“Bir rastlantı ile devlet makinesinin başına geçen bazı insanlar, kendi çıkarcı kişiliklerinden soyunmuş görünüp, halkın koruyucusu kesiliveriyorlar bir çırpıda. Oysa kişisel çıkarlarını, dostluk düşmanlık duygularını ön plana geçirmekte hiçbir fırsatı kaçırmamaya bakıyorlar. Kendi düşüncelerine aykırı davranan insanları sorgular, soruşturmalarla yıpratmak, ortadan kaldırmak ve kamusal alanda at koşturmaktan başka bir şey düşünmüyorlar. Bütün eziyetli sorgular, soruşturmalar, kendi yerlerini daha bir güçlendirmekten başka bir amaç taşımıyor.
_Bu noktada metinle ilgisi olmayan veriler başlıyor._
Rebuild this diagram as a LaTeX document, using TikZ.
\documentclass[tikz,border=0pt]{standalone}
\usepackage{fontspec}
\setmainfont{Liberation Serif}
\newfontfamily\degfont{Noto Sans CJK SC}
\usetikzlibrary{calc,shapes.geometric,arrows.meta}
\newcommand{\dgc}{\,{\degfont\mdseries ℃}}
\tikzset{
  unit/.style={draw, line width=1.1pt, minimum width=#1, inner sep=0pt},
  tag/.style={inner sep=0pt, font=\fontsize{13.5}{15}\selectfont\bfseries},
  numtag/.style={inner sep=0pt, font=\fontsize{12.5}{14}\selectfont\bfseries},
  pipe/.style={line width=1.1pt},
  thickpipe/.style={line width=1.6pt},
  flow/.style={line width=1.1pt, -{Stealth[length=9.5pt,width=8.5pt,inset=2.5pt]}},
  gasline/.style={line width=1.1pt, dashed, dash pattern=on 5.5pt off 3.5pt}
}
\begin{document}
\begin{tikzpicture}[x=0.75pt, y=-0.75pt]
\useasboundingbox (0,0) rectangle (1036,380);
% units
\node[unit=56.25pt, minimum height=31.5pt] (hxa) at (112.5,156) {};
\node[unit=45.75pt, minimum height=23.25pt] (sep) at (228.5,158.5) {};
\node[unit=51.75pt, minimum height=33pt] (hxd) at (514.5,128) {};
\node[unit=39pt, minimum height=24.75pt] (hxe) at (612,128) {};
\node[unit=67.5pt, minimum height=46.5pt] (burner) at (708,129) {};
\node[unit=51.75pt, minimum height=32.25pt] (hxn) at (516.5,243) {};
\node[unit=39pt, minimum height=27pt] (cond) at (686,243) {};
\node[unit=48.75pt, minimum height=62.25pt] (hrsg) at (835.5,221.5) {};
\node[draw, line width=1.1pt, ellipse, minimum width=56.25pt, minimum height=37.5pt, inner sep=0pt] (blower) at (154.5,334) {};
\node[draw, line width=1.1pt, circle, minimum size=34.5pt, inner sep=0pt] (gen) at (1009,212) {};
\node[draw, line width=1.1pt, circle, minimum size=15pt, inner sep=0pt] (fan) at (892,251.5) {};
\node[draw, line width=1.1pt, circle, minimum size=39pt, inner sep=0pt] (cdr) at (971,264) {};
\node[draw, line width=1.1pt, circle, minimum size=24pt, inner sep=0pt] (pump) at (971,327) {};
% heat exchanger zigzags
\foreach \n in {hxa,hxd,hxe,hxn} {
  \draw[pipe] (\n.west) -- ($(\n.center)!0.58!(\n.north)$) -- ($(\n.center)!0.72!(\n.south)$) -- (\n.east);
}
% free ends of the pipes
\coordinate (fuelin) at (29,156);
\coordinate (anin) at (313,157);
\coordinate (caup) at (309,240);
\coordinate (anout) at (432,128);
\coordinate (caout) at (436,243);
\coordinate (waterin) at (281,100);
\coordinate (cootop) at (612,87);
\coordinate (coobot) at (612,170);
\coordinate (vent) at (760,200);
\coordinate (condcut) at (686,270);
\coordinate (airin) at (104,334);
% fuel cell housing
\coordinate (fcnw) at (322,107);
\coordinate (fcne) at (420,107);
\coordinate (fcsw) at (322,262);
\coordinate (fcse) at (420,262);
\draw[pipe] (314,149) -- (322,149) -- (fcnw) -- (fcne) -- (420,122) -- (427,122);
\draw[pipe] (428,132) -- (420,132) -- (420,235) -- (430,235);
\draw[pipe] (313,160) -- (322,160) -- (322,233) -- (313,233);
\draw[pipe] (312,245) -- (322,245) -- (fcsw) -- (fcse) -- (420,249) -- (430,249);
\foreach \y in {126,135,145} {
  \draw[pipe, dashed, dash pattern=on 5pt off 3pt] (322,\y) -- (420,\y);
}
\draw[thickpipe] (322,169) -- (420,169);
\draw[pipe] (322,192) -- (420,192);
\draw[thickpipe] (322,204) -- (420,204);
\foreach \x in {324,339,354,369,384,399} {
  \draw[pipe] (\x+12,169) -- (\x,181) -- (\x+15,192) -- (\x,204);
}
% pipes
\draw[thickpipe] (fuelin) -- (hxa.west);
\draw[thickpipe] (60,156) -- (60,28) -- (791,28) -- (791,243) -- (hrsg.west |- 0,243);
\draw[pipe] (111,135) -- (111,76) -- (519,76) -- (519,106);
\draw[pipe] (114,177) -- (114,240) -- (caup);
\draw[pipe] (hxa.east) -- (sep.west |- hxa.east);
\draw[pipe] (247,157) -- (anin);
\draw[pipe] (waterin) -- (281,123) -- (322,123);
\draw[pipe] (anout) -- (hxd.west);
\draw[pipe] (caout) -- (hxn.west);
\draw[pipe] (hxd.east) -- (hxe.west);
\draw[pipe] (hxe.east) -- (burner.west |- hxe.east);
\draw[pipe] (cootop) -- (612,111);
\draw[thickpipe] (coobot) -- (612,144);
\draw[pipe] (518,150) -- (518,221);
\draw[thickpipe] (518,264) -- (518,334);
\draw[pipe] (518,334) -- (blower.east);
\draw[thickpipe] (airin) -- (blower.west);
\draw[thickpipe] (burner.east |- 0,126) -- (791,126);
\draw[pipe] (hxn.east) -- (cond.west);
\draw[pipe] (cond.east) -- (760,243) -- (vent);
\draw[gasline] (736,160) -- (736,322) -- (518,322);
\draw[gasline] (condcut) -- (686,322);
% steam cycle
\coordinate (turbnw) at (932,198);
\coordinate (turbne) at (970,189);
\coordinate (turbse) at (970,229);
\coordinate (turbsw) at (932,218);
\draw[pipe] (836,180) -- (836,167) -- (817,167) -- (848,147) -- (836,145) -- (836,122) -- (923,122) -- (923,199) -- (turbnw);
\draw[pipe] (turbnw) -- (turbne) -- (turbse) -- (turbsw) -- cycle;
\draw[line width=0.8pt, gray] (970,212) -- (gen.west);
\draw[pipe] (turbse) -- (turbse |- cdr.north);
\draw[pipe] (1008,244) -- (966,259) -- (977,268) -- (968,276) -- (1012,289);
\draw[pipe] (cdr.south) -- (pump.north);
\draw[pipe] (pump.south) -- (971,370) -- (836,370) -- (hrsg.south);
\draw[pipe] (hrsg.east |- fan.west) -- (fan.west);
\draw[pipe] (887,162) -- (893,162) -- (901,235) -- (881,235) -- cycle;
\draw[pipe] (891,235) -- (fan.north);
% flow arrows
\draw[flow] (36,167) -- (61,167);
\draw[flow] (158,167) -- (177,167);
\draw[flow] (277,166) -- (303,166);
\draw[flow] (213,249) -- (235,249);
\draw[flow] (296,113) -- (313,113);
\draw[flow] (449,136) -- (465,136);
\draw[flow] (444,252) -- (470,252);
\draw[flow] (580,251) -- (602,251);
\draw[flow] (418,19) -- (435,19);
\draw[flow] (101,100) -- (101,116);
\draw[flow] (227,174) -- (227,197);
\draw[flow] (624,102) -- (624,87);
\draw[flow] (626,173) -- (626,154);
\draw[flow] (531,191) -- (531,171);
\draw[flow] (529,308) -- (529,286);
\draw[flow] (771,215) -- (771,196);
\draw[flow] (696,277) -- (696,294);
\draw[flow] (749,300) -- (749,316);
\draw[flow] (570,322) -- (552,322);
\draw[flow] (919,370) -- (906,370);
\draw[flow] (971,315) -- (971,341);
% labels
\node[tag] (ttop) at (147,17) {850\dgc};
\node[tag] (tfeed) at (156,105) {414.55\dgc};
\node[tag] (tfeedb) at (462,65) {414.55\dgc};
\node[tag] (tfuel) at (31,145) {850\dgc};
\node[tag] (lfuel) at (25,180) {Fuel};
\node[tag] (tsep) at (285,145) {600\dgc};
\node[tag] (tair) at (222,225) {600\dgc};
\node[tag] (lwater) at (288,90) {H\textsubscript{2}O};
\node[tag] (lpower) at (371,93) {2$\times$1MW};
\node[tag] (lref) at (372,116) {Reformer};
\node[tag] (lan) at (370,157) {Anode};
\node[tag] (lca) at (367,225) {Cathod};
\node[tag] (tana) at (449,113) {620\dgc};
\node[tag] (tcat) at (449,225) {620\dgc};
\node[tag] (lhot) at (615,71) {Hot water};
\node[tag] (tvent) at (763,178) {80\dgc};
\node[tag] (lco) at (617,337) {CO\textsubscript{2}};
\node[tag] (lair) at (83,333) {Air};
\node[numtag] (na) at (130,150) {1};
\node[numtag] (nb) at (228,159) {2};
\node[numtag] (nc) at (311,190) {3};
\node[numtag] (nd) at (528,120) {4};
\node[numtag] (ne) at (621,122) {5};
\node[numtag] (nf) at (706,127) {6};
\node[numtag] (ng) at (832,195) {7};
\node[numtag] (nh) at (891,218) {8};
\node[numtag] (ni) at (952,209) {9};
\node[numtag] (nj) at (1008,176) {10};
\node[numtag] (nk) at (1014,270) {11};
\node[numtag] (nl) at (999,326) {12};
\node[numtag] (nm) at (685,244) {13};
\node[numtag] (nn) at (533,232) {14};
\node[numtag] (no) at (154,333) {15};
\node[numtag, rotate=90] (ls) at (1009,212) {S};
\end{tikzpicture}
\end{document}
Ne diyor Valéry: ‘Bir devlet, yaşayan ve kendine karşı çıkanı ne kadar koruyabilirse, o kadar güçlüdür.’
Evet, kendine karşı çıkanı koruyabilmek! Çok zor bir iş ama o ölçüde de bilgece bir iş.
Bütün dünyada, aydınlara yapılan baskıların temelinde, yukarıda anlattığımız gerçek yatıyor. Devletin, kendine karşı çıkanları koruyacak, niçin karşı çıktıklarını araştıracak yerde, onları körü körüne ezmeye kalkışması, tarih önünde kolay bağışlanır bir tutum değildir.”
Bilge yazarlarımızdan Vedat Günyol, yıllar önce kaleme alınmış denemelerinde, insanı insanlaştıran değerlerin altını özenle çizerken, devletlerin hangi ellerde neye hizmet ettiklerini de bugünlere ışık tutarcasına sorguluyor.